### WRITTEN EXERCISE
The lines from the top of the material through the line with "0.0129, 0.0081, 0.0063, 0.0053, 0.0024, -0.0009, -0.0042]" are to be set down exactly. Leave the pictures out.

### COLLECTED DATA
- - - - -

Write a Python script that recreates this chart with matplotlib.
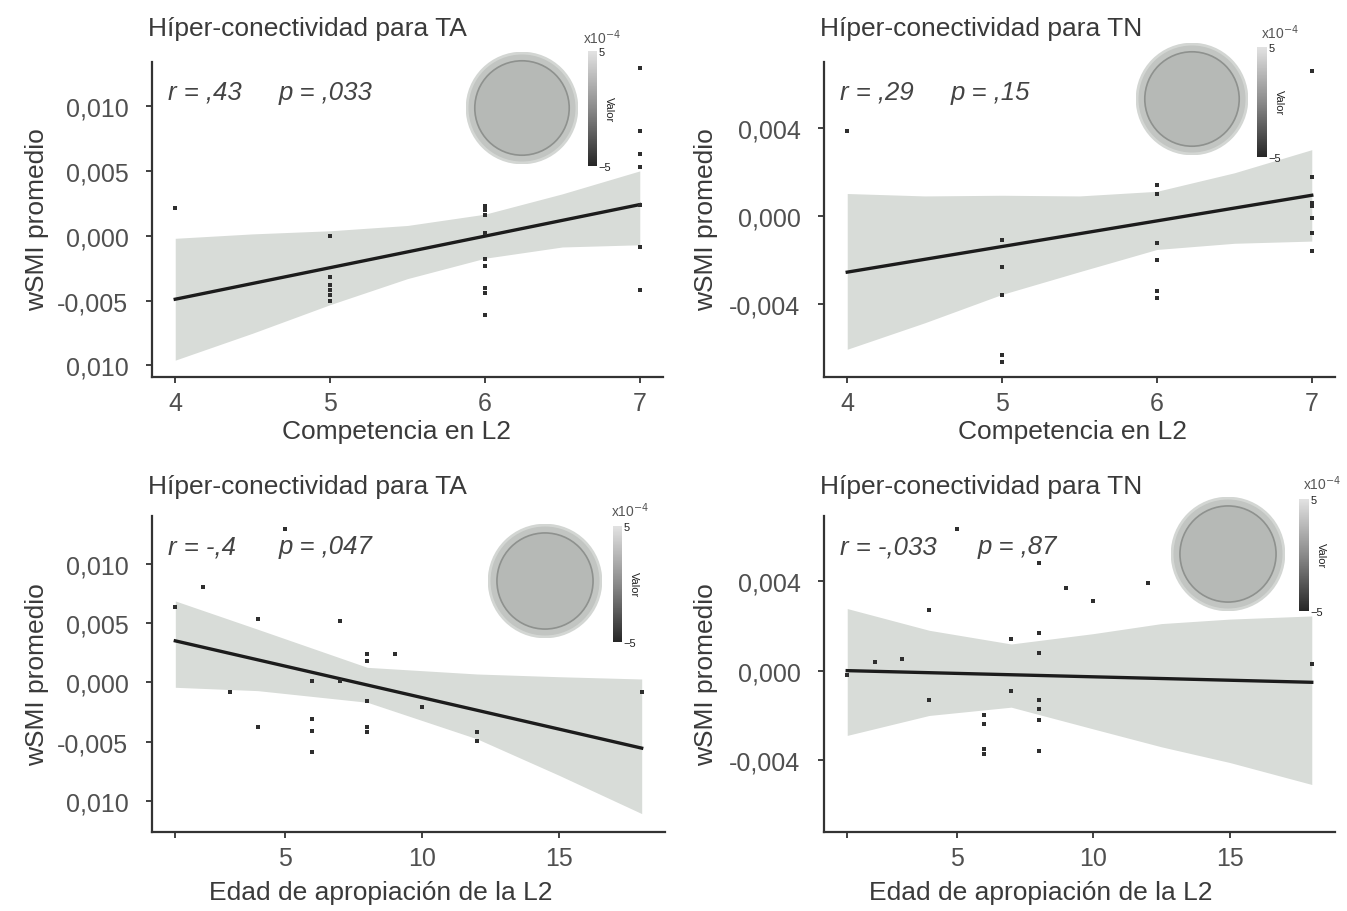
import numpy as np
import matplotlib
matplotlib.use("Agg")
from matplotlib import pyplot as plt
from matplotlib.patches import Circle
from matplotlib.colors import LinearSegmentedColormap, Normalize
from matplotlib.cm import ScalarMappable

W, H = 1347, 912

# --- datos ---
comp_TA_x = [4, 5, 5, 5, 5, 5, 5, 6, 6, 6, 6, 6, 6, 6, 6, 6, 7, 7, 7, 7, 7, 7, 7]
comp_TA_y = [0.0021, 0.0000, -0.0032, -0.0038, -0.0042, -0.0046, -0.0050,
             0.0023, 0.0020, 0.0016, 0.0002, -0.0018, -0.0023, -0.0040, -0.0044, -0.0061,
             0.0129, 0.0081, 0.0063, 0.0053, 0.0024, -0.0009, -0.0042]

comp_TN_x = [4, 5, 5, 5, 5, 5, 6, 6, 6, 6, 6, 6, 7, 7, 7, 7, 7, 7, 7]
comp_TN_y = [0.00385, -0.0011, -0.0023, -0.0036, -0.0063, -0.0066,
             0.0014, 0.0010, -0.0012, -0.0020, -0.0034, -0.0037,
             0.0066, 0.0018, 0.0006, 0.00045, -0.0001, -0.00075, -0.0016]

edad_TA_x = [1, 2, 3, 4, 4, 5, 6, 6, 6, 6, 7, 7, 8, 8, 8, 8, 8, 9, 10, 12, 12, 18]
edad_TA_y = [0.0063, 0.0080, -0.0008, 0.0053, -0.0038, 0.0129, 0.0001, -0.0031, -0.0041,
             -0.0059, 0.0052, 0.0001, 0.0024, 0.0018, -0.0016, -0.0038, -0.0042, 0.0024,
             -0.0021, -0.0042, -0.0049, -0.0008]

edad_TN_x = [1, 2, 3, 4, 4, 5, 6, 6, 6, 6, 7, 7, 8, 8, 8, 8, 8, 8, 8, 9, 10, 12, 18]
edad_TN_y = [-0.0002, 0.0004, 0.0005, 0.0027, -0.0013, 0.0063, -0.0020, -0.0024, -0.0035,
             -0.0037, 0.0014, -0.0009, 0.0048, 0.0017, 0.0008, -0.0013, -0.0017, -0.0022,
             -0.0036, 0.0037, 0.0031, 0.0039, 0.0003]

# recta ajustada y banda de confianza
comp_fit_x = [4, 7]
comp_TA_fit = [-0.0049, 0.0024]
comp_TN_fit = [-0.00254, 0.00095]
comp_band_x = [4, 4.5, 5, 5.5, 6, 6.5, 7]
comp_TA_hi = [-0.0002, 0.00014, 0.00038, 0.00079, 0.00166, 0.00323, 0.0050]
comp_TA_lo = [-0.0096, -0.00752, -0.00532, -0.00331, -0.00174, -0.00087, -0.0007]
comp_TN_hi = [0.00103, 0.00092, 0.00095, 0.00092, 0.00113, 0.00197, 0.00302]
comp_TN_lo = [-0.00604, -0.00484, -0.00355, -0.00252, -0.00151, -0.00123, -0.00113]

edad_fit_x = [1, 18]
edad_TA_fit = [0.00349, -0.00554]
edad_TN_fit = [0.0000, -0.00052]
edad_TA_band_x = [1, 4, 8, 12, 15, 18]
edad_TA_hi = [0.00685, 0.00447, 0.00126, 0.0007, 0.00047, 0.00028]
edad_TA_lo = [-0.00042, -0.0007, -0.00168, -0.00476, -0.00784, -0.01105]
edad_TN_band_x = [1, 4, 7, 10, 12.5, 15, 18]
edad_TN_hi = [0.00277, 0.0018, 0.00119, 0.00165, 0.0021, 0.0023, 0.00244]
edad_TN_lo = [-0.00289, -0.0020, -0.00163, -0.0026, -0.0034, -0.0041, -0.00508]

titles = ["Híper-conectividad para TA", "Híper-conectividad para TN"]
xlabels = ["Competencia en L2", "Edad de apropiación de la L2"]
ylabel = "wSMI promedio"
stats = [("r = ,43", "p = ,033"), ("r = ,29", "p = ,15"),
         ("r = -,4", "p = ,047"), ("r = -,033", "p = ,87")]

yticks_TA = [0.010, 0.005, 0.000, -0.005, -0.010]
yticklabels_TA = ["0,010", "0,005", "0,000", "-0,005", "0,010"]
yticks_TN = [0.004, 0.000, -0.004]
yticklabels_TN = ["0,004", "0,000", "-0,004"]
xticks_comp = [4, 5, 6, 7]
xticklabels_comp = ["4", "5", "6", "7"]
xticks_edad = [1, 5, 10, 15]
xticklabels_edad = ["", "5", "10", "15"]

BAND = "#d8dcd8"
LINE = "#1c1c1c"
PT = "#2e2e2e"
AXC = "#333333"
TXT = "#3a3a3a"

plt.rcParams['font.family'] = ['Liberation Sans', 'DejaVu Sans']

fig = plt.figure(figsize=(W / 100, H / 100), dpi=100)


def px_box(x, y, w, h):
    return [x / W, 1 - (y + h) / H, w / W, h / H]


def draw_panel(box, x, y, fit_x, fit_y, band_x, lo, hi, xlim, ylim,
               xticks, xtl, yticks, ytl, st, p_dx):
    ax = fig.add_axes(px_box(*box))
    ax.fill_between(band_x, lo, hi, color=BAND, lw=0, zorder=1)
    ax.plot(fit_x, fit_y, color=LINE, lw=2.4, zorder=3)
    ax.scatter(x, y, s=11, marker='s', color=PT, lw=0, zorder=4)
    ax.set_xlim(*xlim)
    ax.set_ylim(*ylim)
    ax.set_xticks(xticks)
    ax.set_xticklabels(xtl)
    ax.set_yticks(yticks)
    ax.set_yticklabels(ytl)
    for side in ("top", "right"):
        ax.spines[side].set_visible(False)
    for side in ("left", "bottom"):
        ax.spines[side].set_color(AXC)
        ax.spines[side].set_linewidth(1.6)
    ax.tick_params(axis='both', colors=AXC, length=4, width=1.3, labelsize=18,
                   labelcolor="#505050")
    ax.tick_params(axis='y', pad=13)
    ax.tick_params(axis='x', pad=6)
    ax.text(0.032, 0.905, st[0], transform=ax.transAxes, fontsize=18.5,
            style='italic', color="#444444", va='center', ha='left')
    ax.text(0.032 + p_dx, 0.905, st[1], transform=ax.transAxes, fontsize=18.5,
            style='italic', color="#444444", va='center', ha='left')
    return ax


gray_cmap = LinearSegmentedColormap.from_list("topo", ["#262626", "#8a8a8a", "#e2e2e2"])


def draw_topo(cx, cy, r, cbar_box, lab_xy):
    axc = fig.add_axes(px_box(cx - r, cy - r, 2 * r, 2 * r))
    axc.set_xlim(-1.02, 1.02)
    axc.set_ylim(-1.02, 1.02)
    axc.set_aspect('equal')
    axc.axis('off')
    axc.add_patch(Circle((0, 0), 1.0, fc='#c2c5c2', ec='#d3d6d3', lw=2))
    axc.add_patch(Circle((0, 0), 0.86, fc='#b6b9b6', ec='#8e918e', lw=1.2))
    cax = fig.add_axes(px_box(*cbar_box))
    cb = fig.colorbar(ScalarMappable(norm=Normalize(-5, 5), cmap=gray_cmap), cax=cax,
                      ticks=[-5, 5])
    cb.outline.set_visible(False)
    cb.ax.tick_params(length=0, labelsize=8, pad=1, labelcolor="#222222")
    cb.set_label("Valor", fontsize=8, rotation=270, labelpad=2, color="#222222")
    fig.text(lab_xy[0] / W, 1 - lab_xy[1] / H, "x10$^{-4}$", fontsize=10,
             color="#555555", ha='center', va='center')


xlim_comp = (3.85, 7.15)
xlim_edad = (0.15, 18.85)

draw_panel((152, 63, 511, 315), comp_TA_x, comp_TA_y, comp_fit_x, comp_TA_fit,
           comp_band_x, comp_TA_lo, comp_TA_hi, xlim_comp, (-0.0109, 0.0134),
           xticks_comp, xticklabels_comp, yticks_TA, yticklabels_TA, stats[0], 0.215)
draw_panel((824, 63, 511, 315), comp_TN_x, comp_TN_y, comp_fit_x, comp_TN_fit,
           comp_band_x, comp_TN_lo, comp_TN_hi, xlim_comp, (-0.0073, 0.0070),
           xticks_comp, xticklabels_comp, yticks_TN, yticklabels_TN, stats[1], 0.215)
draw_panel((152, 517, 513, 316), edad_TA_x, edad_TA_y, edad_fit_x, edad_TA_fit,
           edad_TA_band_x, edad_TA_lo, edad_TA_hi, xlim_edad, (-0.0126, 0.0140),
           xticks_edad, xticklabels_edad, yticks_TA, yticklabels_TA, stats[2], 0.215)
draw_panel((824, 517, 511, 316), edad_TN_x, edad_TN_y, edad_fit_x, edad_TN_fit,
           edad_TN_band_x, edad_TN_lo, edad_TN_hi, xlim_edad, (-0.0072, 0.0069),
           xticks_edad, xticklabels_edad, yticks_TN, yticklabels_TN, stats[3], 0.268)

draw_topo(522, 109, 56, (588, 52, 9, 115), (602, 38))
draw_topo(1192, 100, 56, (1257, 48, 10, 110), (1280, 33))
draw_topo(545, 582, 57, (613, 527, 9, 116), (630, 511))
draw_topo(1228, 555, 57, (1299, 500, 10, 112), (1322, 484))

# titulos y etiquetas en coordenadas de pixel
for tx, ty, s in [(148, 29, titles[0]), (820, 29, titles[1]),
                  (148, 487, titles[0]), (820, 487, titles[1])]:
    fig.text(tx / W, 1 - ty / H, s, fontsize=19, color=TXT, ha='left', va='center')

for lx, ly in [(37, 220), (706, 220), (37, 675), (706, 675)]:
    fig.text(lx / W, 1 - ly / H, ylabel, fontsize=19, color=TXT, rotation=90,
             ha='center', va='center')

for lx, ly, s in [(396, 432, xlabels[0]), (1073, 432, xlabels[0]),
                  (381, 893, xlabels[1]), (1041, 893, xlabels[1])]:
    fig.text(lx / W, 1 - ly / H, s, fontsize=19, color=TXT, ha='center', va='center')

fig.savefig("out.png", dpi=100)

- - - - -

### TASK SOLUTION
Write a Python script that recreates this chart with matplotlib.
import numpy as np
import matplotlib
matplotlib.use("Agg")
from matplotlib import pyplot as plt
from matplotlib.patches import Circle
from matplotlib.colors import LinearSegmentedColormap, Normalize
from matplotlib.cm import ScalarMappable

W, H = 1347, 912

# --- datos ---
comp_TA_x = [4, 5, 5, 5, 5, 5, 5, 6, 6, 6, 6, 6, 6, 6, 6, 6, 7, 7, 7, 7, 7, 7, 7]
comp_TA_y = [0.0021, 0.0000, -0.0032, -0.0038, -0.0042, -0.0046, -0.0050,
             0.0023, 0.0020, 0.0016, 0.0002, -0.0018, -0.0023, -0.0040, -0.0044, -0.0061,
             0.0129, 0.0081, 0.0063, 0.0053, 0.0024, -0.0009, -0.0042]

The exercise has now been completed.